LONDON (Reuters) - The head of Britain's BBC said on Monday the corporation would hold an inquiry into how the broadcaster secured a famous 1995 interview with the late Princess Diana, amid accusations from her brother she had been tricked into taking part.

During the interview, which was watched by more than 20 million viewers in Britain, Diana shocked the nation by admitting to an affair and giving details of her failed marriage to heir-to-the-throne Prince Charles.

"The BBC is taking this very seriously and we want to get to the truth," Tim Davie, the BBC's director general said in a statement about Spencer's claims. "We are in the process of commissioning a robust and independent investigation."

This month, her brother Charles Spencer said the BBC had failed to apologise for what he said were forged documents and "other deceit" which led him to introduce journalist Martin Bashir to Diana.

The Daily Mail has also published what it said were notes Spencer took during a meeting with Bashir and Diana in 1995, in which the newspaper says the journalist made a series of allegations in an attempt to obtain the interview.

These included claims Diana was being bugged by the security services, that two senior aides were being paid to provide information about her, and that Bashir had provided faked bank statements to back this up.

Bashir has not commented on the matter. Reuters has been unable to contact him.

The BBC says the journalist, who gained global renown from the Diana interview and is currently the corporation's religious affairs correspondent, was currently on sick leave, recovering from heart surgery and from contracting COVID-19.

 

UNHAPPY MARRIAGE

Spencer has demanded an apology from the BBC and an independent inquiry into how Bashir obtained the interview with Diana, saying he had been excluded from a 1996 internal BBC investigation.
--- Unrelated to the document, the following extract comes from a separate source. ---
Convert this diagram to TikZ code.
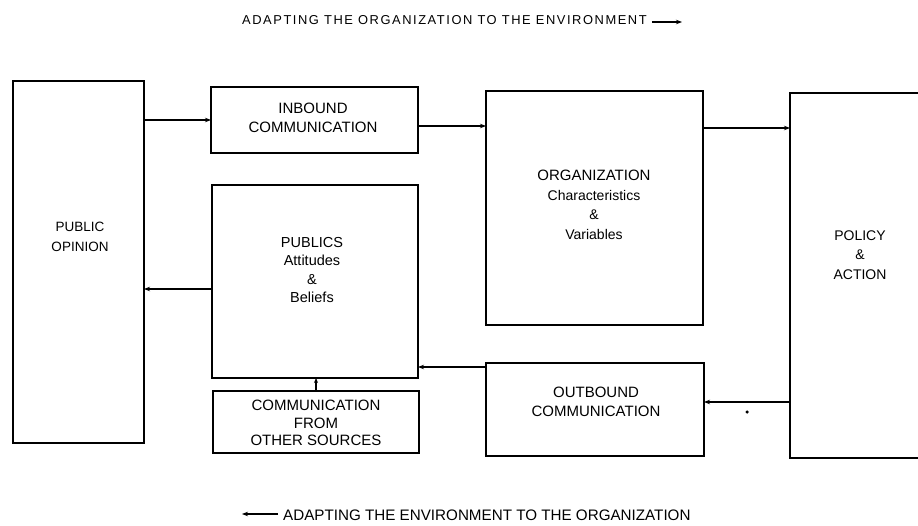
\documentclass[tikz,border=0pt]{standalone}
\usepackage{fontspec}
\setmainfont{Liberation Sans}
\newfontfamily\spacedfont[LetterSpace=12]{Liberation Sans}
\usetikzlibrary{arrows.meta,calc}
\newcommand{\smallline}{\fontsize{14}{20}\selectfont}
\begin{document}
\begin{tikzpicture}[x=1pt,y=-1pt,
  box/.style={draw,line width=1.4pt,inner sep=0pt,outer sep=0pt},
  lbl/.style={align=center,font=\fontsize{15}{19.5}\selectfont,inner sep=0pt},
  arr/.style={line width=1.4pt,-{Stealth[length=6pt,width=4.5pt]}},
  title/.style={inner sep=0pt,anchor=west}]
\useasboundingbox (0,0) rectangle (918,526);

% blocks
\node[box,minimum width=131pt,minimum height=362pt] (opinion) at (78.5,262) {};
\node[box,minimum width=207pt,minimum height=66pt] (inbound) at (314.5,120) {};
\node[box,minimum width=206pt,minimum height=193pt] (publics) at (315,281.5) {};
\node[box,minimum width=206pt,minimum height=62pt] (other) at (316,422) {};
\node[box,minimum width=217pt,minimum height=234pt] (org) at (594.5,208) {};
\node[box,minimum width=218pt,minimum height=93pt] (outbound) at (595,409.5) {};
\node[box,minimum width=150pt,minimum height=365pt] (policy) at (865,275.5) {};

% block texts
\node[lbl,font=\fontsize{13.5}{20}\selectfont] (topinion) at (80,237) {PUBLIC\\OPINION};
\node[lbl] (tinbound) at (313,118) {INBOUND\\COMMUNICATION};
\node[lbl,font=\fontsize{14.5}{18.5}\selectfont] (tpublics) at (312,270) {PUBLICS\\Attitudes\\\&\\Beliefs};
\node[lbl,font=\fontsize{15}{17.5}\selectfont] (tother) at (316,423) {COMMUNICATION\\FROM\\OTHER SOURCES};
\node[lbl] (torg) at (594,205) {ORGANIZATION\\\smallline Characteristics\\\smallline\&\\\smallline Variables};
\node[lbl] (toutbound) at (596,402) {OUTBOUND\\COMMUNICATION};
\node[lbl,font=\fontsize{14}{19.5}\selectfont] (tpolicy) at (860,255) {POLICY\\\&\\ACTION};

% flows
\draw[arr] (opinion.east |- inbound.west) -- (inbound.west);
\draw[arr] ([yshift=-6pt]inbound.east) -- ([yshift=-6pt]inbound.east -| org.west);
\coordinate (orgout) at ($(org.north east)+(0,37)$);
\draw[arr] (orgout) -- (orgout -| policy.west);
\coordinate (polout) at ($(policy.north west)+(0,309)$);
\draw[arr] (polout) -- (polout -| outbound.east);
\coordinate (outpub) at ($(outbound.north west)+(0,4)$);
\draw[arr] (outpub) -- (outpub -| publics.east);
\draw[arr] ([yshift=-7.5pt]publics.west) -- ([yshift=-7.5pt]publics.west -| opinion.east);
\draw[line width=1.4pt,-{Stealth[length=5pt,width=4pt]}] (other.north) -- (other.north |- publics.south);
\node[circle,fill,inner sep=0pt,minimum size=3.5pt] (mark) at (747,412) {};

% direction captions
\node[title,font=\spacedfont\fontsize{12.9}{15}\selectfont] (toptitle) at (242,20) {ADAPTING THE ORGANIZATION TO THE ENVIRONMENT};
\coordinate (topend) at (682,22);
\draw[line width=1.4pt,-{Stealth[length=6pt,width=4.5pt]}] ([xshift=5pt]toptitle.east |- topend) -- (topend);
\node[title,font=\fontsize{15.2}{17}\selectfont] (bottitle) at (283,515) {ADAPTING THE ENVIRONMENT TO THE ORGANIZATION};
\coordinate (botend) at (242,514);
\draw[line width=1.4pt,-{Stealth[length=6pt,width=4.5pt]}] ([xshift=-5pt]bottitle.west |- botend) -- (botend);
\end{tikzpicture}
\end{document}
The BBC says it has apologised for the faked statements.

In his Twitter posts on Sunday, Spencer said he knew Bashir had used fake bank statements and other dishonesty to obtain the Diana interview but said "what I only found out 2 weeks ago ... is that the BBC also knew. Not only knew about it, but that they covered it up."

His assertion came after the release of documents from the BBC following requests under the Freedom of Information Act from a journalist who had been researching the interview.

The Panorama interview was Diana's first public comments about her doomed union with Charles, although author Andrew Morton said she secretly cooperated with his 1992 book which first revealed how she was trapped in an unhappy marriage.

Her comment to Bashir that "there were three of us in this marriage, so it was a bit crowded" - a reference to Charles rekindling his relationship with his now second wife Camilla - was particularly damaging to her husband.

The couple divorced in 1996 and she was killed aged 36 in a car crash in Paris the following year.

Former BBC chairman Michael Grade said the issue was "a very, very serious matter" for the publicly-funded broadcaster.

"For the BBC to be faking documents in the interests of getting a scoop raises very serious questions," he told BBC radio. "The BBC needs to clean this up once and for all."